= Robot (dance) =

Illusionary street dance style that attempts to imitate a dancing robot or mannequin

The robot, also called mannequin or dancing machine, is a street dance style—often confused with popping—that suggests the stilted movements of a dancing robot or mannequin. Roboting gained fame in the 1970s after Michael Jackson used the dance when he performed "Dancing Machine" with his brothers.

== Description ==
The robot became popular in the 1980s, but goes back to the 1970s, when it was used theatrically in miming. It is a dance in which the dancer moves their limbs in a way that imitates the movements of a robot. Movements of the robot are normally started and finished with a dimestop (a very abrupt stop), to give the impression of motors starting and stopping, but poppers have also been known to do the robot with a pop to the beat. As long as the illusion of being a robot is maintained, it is considered the robot.

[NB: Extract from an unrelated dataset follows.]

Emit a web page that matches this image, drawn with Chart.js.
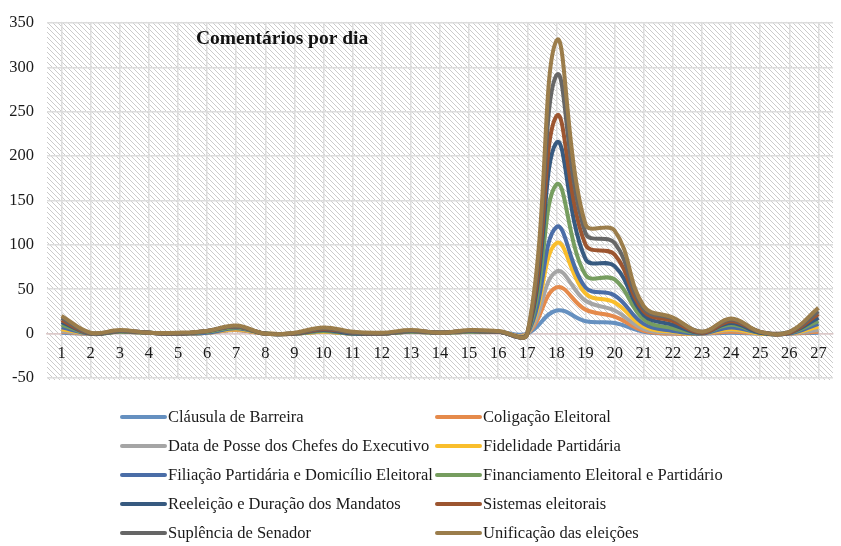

Robot dancing is often considered a subsection of popping because poppers often include the robot in their routines, sometimes adding pops to the beat while maintaining the illusion of a robot. However, the robot also exists as its own dance and is sometimes considered a performance rather than a dance when the performer is imitating a robot without any music. When done without music, it is considered to be mime, instead of dance. Street theater often featured mimes who did a mechanical man or puppet style illusion, without music, including performer Robert Shields, who would later perform this style on a wider stage as part of Shields and Yarnell. In the late 1960s, the style was used while social dancing to funk or soul music. While not the first to imitate a robot as a mime, Charles "Robot" Washington and his partner "Robot Ann" were the first to socially couple dance the style to music at parties and clubs. It was at this point it became a party dance and later combined with other illusion styles to form today's popping style. It is commonly known as "Robotics". Roboting has also been likened to the jazz-era folk dance of puppeting (a style also appreciated in some colors of experimental ballet), whereby the dancer would emulate the mechanical movements of a simple musical box doll.

Two girls doing the robot dance in Japan, 2016

== Music ==
As with popping in general, the visual impact of the robot can be boosted by doing it in pace with music. The best effect is achieved with music that has very distinct beats such as electrofunk. It is nonetheless common to use music not particularly suited for the dance, but which has a "robot theme". In 1969 Jack Wild did the robot in the "Mechanical Boy" episode of H.R. Pufnstuf. The Jackson 5 first performed "Dancing Machine" on Soul Train on November 3, 1973, where Michael Jackson performed a robot dance during the song's musical break. The group again performed the routine on The Mike Douglas Show and the Sonny and Cher Comedy Hour in 1974.

==World record==
On September 29, 2009, the Guinness World Record for the Largest Robot Dance was broken by Robogals at the University of Melbourne, Australia. The previous record of 276 was broken when a Guinness World Record recognised 318 people were recorded as dancing in unison in approved robot style.